Information supplied
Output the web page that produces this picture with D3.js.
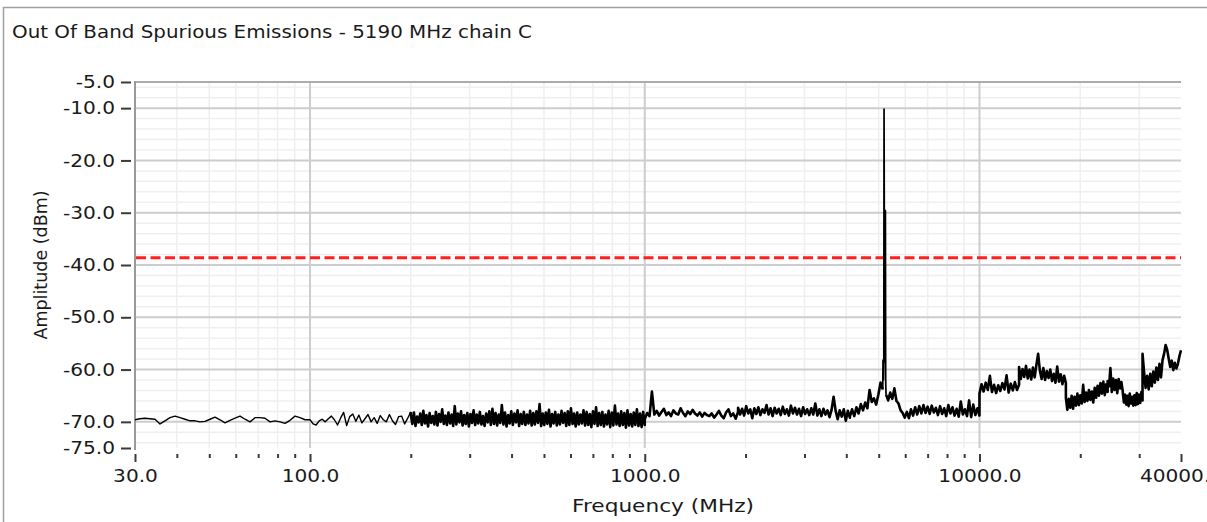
<!DOCTYPE html>
<html>
<head>
<meta charset="utf-8">
<script src="https://cdn.jsdelivr.net/npm/d3@7"></script>
<style>
    html, body { margin: 0; padding: 0; background: #fff; }
    svg { display: block; font-family: "DejaVu Sans", Verdana, sans-serif; }
</style>
</head>
<body>
<svg id="chart" width="1207" height="522"></svg>
<script>
var chartTitle = "Out Of Band Spurious Emissions - 5190 MHz chain C";
var xTitle = "Frequency (MHz)";
var yTitle = "Amplitude (dBm)";

var xTickValues = [30, 100, 1000, 10000, 40000];
var xTickLabels = ["30.0", "100.0", "1000.0", "10000.0", "40000.0"];
var xMinorValues = [40, 50, 60, 70, 80, 90, 200, 300, 400, 500, 600, 700, 800, 900,
    2000, 3000, 4000, 5000, 6000, 7000, 8000, 9000, 20000, 30000];
var yTickValues = [-5, -10, -20, -30, -40, -50, -60, -70, -75];
var yTickLabels = ["-5.0", "-10.0", "-20.0", "-30.0", "-40.0", "-50.0", "-60.0", "-70.0", "-75.0"];
var yMinorValues = [-6, -8, -12, -14, -16, -18, -22, -24, -26, -28, -32, -34, -36, -38,
    -42, -44, -46, -48, -52, -54, -56, -58, -62, -64, -66, -68, -72, -74];

var limitLevel = -38.6;

// sweep bands [start MHz, stop MHz], amplitudes (dBm)
var lowBands = [[30, 100], [100, 200]];
var preBands = [[200, 1000], [1000, 1900], [1900, 4100], [4100, 5140]];
var postBands = [[5260, 10000], [10000, 13130], [13130, 18120], [18120, 24150], [24150, 26800],
    [26800, 30700], [30700, 40000]];

var ampA1 = [-69.6, -69.4, -69.3, -69.4, -69.5, -70.4, -69.8, -69.2, -68.9, -69.2, -69.5, -69.8, -69.8, -70.0,
    -69.9, -69.5, -69.1, -69.6, -70.2, -69.7, -69.3, -68.9, -69.5, -70.0, -69.2, -69.2, -69.3, -70.0,
    -69.8, -70.0, -70.3, -69.7, -68.9, -69.2, -69.6, -69.6];
var ampA2 = [-69.6, -70.4, -70.6, -69.8, -69.5, -70.0, -69.4, -68.9, -69.6, -70.6, -69.3, -68.2, -70.7, -69.0,
    -68.5, -69.9, -68.7, -70.2, -69.4, -68.6, -70.0, -69.2, -70.3, -68.8, -69.6, -70.0, -68.6, -69.8,
    -70.5, -69.0, -68.9, -70.4, -69.3, -68.1];
var ampB = [-68.6, -70.4, -68.2, -70.8, -69.0, -70.1, -68.4, -70.6, -67.9, -70.3,
    -68.7, -70.9, -68.3, -70.2, -68.9, -70.5, -68.1, -70.7, -68.5, -70.0,
    -67.6, -70.4, -68.8, -70.6, -68.2, -70.3, -68.6, -70.8, -67.0, -70.5,
    -68.4, -70.1, -68.0, -70.7, -68.7, -70.4, -68.3, -70.9, -68.5, -70.2,
    -67.8, -70.6, -68.6, -70.3, -68.1, -70.5, -68.9, -70.8, -68.4, -70.1,
    -68.0, -70.6, -67.5, -70.4, -68.3, -70.7, -68.6, -70.2, -66.8, -70.5,
    -68.2, -70.9, -68.7, -70.3, -68.0, -70.6, -68.4, -70.1, -67.8, -70.8,
    -68.5, -70.4, -68.1, -70.6, -68.6, -70.3, -67.9, -70.7, -68.3, -70.5,
    -68.0, -70.2, -66.6, -70.8, -68.4, -70.6, -68.2, -70.4, -67.7, -70.9,
    -68.5, -70.3, -68.1, -70.7, -68.6, -70.5, -67.9, -70.2, -68.3, -70.8,
    -68.0, -70.6, -67.4, -70.4, -68.4, -70.9, -68.2, -70.5, -68.6, -70.3,
    -67.8, -70.7, -68.1, -70.6, -68.5, -71.0, -68.0, -70.4, -67.2, -70.8,
    -68.3, -70.6, -68.1, -70.9, -68.6, -70.5, -67.9, -71.0, -68.2, -70.7,
    -66.9, -70.5, -68.4, -70.8, -68.0, -70.6, -68.3, -71.1, -67.8, -70.7,
    -68.5, -70.9, -68.2, -70.6, -67.6, -70.8, -68.4, -71.0, -68.1, -70.6];
var ampC = [-69.5, -68.3, -68.9, -64.2, -68.6, -67.9, -68.8, -68.1, -67.5, -68.7, -68.2, -68.9, -67.8, -68.4,
    -68.6, -67.4, -68.3, -68.9, -68.0, -68.5, -67.7, -68.4, -68.8, -68.2, -69.0, -68.3, -68.7, -68.9,
    -68.4, -69.2, -68.6, -67.9, -68.8, -69.3, -68.2, -67.6, -68.9, -68.4, -69.4, -68.1];
var ampD = [-67.3, -68.6, -67.5, -68.8, -67.0, -68.4, -67.6, -69.3, -67.4, -68.5, -67.2, -68.7, -67.6, -68.3,
    -66.8, -68.6, -67.4, -68.9, -67.3, -68.4, -67.5, -68.7, -67.1, -68.5, -67.6, -68.8, -66.9, -68.4,
    -67.3, -68.6, -67.5, -68.9, -67.2, -68.5, -67.6, -68.7, -67.4, -68.6, -66.5, -68.8, -67.6, -68.9,
    -67.5, -68.6, -67.8, -69.1, -67.7, -65.2, -67.9, -69.5, -67.8, -69.0, -67.6, -69.8, -67.9, -69.2];
var ampE = [-69.0, -67.6, -68.9, -67.2, -68.4, -66.6, -67.8, -66.3, -67.4, -63.9, -66.2, -65.5, -66.7, -64.8,
    -62.5, -63.8];
var ampF = [-64.8, -65.9, -64.4, -65.6, -63.6, -66.0, -66.5, -67.8, -68.3, -69.2, -68.1, -69.3, -67.6, -68.8,
    -67.2, -68.6, -67.0, -68.4, -66.8, -68.3, -67.1, -68.5, -66.9, -68.2, -67.3, -68.7, -67.0, -68.5,
    -67.4, -68.9, -66.8, -68.4, -67.2, -68.8, -67.5, -69.0, -66.1, -68.6, -67.6, -68.9, -65.9, -69.1,
    -66.7, -68.7, -67.4, -68.8];
var ampG = [-64.6, -62.8, -64.2, -62.5, -63.9, -61.2, -64.3, -62.9, -64.5, -63.0, -64.1, -62.6, -63.8, -61.1,
    -64.4, -62.7, -64.0, -62.4, -63.9, -62.9];
var ampH = [-59.5, -61.8, -59.9, -61.4, -59.3, -61.7, -60.0, -61.9, -59.6, -61.5, -59.1, -57.0, -60.2, -61.8,
    -59.7, -62.0, -60.3, -61.6, -60.0, -62.2, -60.8, -62.5, -59.4, -62.3, -60.9, -62.8, -61.2, -62.6];
var ampI = [-65.4, -67.7, -65.6, -67.3, -65.0, -67.5, -65.2, -66.9, -64.6, -66.8, -64.9, -66.5, -62.9, -66.2,
    -64.4, -66.0, -63.9, -65.8, -64.2, -66.3, -63.5, -65.4, -63.1, -65.0, -62.6, -64.6, -62.3, -64.9,
    -62.8, -64.3];
var ampJ = [-62.2, -63.2, -59.7, -64.3, -61.7, -63.9, -62.0, -64.5, -61.8, -63.6, -62.4, -64.2];
var ampK = [-64.4, -66.3, -64.8, -66.7, -65.0, -67.0, -64.6, -66.5, -65.2, -66.9, -64.9, -66.8, -64.5, -66.6,
    -64.8, -66.4, -64.3, -65.9];
var ampL = [-57.0, -60.5, -63.5, -61.2, -63.8, -60.8, -63.2, -60.4, -62.5, -59.6, -62.0, -58.9, -61.5, -58.2,
    -57.0, -55.3, -56.2, -57.9, -59.5, -58.3, -60.1, -58.7, -59.8, -58.9, -57.4, -56.3];
var lowAmps = [ampA1, ampA2];
var preAmps = [ampB, ampC, ampD, ampE];
var postAmps = [ampF, ampG, ampH, ampI, ampJ, ampK, ampL];

// carrier at 5190 MHz, read point by point
var peakFreqs = [5150, 5165, 5178, 5187, 5196, 5206, 5216, 5226, 5236, 5246];
var peakAmps = [-58.2, -62.0, -58.0, -10.2, -29.5, -58.0, -29.5, -58.5, -29.6, -62.5];

document.addEventListener('DOMContentLoaded', main);

function main() {
    var svg = d3.select("#chart");
    var left = 135, right = 1181, top = 82, bottom = 448;

    var x = d3.scaleLog().domain([30, 40000]).range([left, right]);
    var y = d3.scaleLinear().domain([-75, -5]).range([bottom, top]);

    svg.append("rect").attr("width", 1207).attr("height", 522).attr("fill", "#fff");

    // panel frame
    svg.append("path")
        .attr("d", "M3.5,522V7.5H1207")
        .attr("fill", "none")
        .attr("stroke", "#a0a0a0")
        .attr("stroke-width", 1.5);

    var title = svg.append("text")
        .attr("x", 12)
        .attr("y", 37.5)
        .attr("font-size", 18)
        .attr("fill", "#1a1a1a")
        .text(chartTitle);
    fitText(title, 520);

    // grid
    var grid = svg.append("g");
    grid.selectAll(".vminor")
        .data(xMinorValues)
        .enter().append("line")
        .attr("x1", function (d) { return x(d); })
        .attr("x2", function (d) { return x(d); })
        .attr("y1", top).attr("y2", bottom)
        .attr("stroke", "#efefef").attr("stroke-width", 1.5);
    grid.selectAll(".hminor")
        .data(yMinorValues)
        .enter().append("line")
        .attr("x1", left).attr("x2", right)
        .attr("y1", function (d) { return y(d); })
        .attr("y2", function (d) { return y(d); })
        .attr("stroke", "#efefef").attr("stroke-width", 1.5);
    grid.selectAll(".vmajor")
        .data([100, 1000, 10000])
        .enter().append("line")
        .attr("x1", function (d) { return x(d); })
        .attr("x2", function (d) { return x(d); })
        .attr("y1", top).attr("y2", bottom)
        .attr("stroke", "#cdcdcd").attr("stroke-width", 2);
    grid.selectAll(".hmajor")
        .data(yTickValues.slice(1, 8))
        .enter().append("line")
        .attr("x1", left).attr("x2", right)
        .attr("y1", function (d) { return y(d); })
        .attr("y2", function (d) { return y(d); })
        .attr("stroke", "#cdcdcd").attr("stroke-width", 2);
    grid.append("line")
        .attr("x1", left).attr("x2", right)
        .attr("y1", y(-5)).attr("y2", y(-5))
        .attr("stroke", "#ababab").attr("stroke-width", 2);

    // left axis line
    svg.append("line")
        .attr("x1", left).attr("x2", left)
        .attr("y1", top - 1).attr("y2", bottom + 2)
        .attr("stroke", "#9a9a9a").attr("stroke-width", 2);

    // y axis
    var yAxis = svg.append("g")
        .attr("transform", "translate(131,0)")
        .call(d3.axisLeft(y)
            .tickValues(yTickValues)
            .tickFormat(function (d, i) { return yTickLabels[i]; })
            .tickSize(10)
            .tickPadding(6));
    styleAxis(yAxis);

    // x axis, minor then major ticks
    var xMinor = svg.append("g")
        .attr("transform", "translate(0,454)")
        .call(d3.axisBottom(x).tickValues(xMinorValues).tickSize(4).tickFormat(""));
    styleAxis(xMinor);
    var xAxis = svg.append("g")
        .attr("transform", "translate(0,454)")
        .call(d3.axisBottom(x)
            .tickValues(xTickValues)
            .tickFormat(function (d, i) { return xTickLabels[i]; })
            .tickSize(8)
            .tickPadding(8));
    styleAxis(xAxis);

    var xLab = svg.append("text")
        .attr("x", 663)
        .attr("y", 512)
        .attr("text-anchor", "middle")
        .attr("font-size", 17.5)
        .attr("fill", "#1a1a1a")
        .text(xTitle);
    fitText(xLab, 182);

    svg.append("text")
        .attr("transform", "translate(47," + ((top + bottom) / 2) + ") rotate(-90)")
        .attr("text-anchor", "middle")
        .attr("font-size", 17.5)
        .attr("fill", "#1a1a1a")
        .text(yTitle);

    svg.append("clipPath").attr("id", "plotclip")
        .append("rect")
        .attr("x", left).attr("y", top - 2)
        .attr("width", right - left + 1).attr("height", bottom - top + 4);

    // limit line
    svg.append("line")
        .attr("x1", left + 1).attr("x2", right)
        .attr("y1", y(limitLevel)).attr("y2", y(limitLevel))
        .attr("stroke", "#ff1f1f")
        .attr("stroke-width", 3)
        .attr("stroke-dasharray", "10,4.5");

    // trace: thin low part, dense sweep, thin carrier, dense sweep
    var lowPoints = sweepPoints(lowBands, lowAmps);
    var prePoints = sweepPoints(preBands, preAmps);
    var postPoints = sweepPoints(postBands, postAmps);
    prePoints.unshift(lowPoints[lowPoints.length - 1]);

    var peakPoints = peakFreqs.map(function (f, j) { return [f, peakAmps[j]]; });
    peakPoints.unshift(prePoints[prePoints.length - 1]);
    peakPoints.push(postPoints[0]);

    var line = d3.line()
        .x(function (d) { return x(d[0]); })
        .y(function (d) { return y(d[1]); });

    var trace = svg.append("g").attr("clip-path", "url(#plotclip)");
    [[lowPoints, 1.4], [prePoints, 2.6], [peakPoints, 1.7], [postPoints, 2.6]].forEach(function (p) {
        trace.append("path")
            .datum(p[0])
            .attr("d", line)
            .attr("fill", "none")
            .attr("stroke", "#000")
            .attr("stroke-width", p[1])
            .attr("stroke-linejoin", "round");
    });
}

function sweepPoints(bands, amps) {
    var pts = [];
    bands.forEach(function (band, b) {
        var n = amps[b].length;
        amps[b].forEach(function (a, i) {
            pts.push([band[0] * Math.pow(band[1] / band[0], i / (n - 1)), a]);
        });
    });
    return pts;
}

function styleAxis(g) {
    g.select(".domain").remove();
    g.selectAll(".tick line")
        .attr("stroke", "#3a3a3a")
        .attr("stroke-width", 2);
    g.selectAll(".tick text")
        .attr("font-family", "DejaVu Sans, Verdana, sans-serif")
        .attr("font-size", 17.5)
        .attr("fill", "#1a1a1a")
        .each(function () {
            var w = this.getComputedTextLength();
            if (w > 0) {
                d3.select(this)
                    .attr("textLength", w * 1.15)
                    .attr("lengthAdjust", "spacingAndGlyphs");
            }
        });
}

function fitText(sel, width) {
    sel.attr("textLength", width).attr("lengthAdjust", "spacingAndGlyphs");
}
</script>
</body>
</html>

Task directions
Please repeat exactly the data above from its first line to the line that contains "var limitLevel = -38.6;", inclusive, and leave every picture out.

Written reply
Output the web page that produces this picture with D3.js.
<!DOCTYPE html>
<html>
<head>
<meta charset="utf-8">
<script src="https://cdn.jsdelivr.net/npm/d3@7"></script>
<style>
    html, body { margin: 0; padding: 0; background: #fff; }
    svg { display: block; font-family: "DejaVu Sans", Verdana, sans-serif; }
</style>
</head>
<body>
<svg id="chart" width="1207" height="522"></svg>
<script>
var chartTitle = "Out Of Band Spurious Emissions - 5190 MHz chain C";
var xTitle = "Frequency (MHz)";
var yTitle = "Amplitude (dBm)";

var xTickValues = [30, 100, 1000, 10000, 40000];
var xTickLabels = ["30.0", "100.0", "1000.0", "10000.0", "40000.0"];
var xMinorValues = [40, 50, 60, 70, 80, 90, 200, 300, 400, 500, 600, 700, 800, 900,
    2000, 3000, 4000, 5000, 6000, 7000, 8000, 9000, 20000, 30000];
var yTickValues = [-5, -10, -20, -30, -40, -50, -60, -70, -75];
var yTickLabels = ["-5.0", "-10.0", "-20.0", "-30.0", "-40.0", "-50.0", "-60.0", "-70.0", "-75.0"];
var yMinorValues = [-6, -8, -12, -14, -16, -18, -22, -24, -26, -28, -32, -34, -36, -38,
    -42, -44, -46, -48, -52, -54, -56, -58, -62, -64, -66, -68, -72, -74];

var limitLevel = -38.6;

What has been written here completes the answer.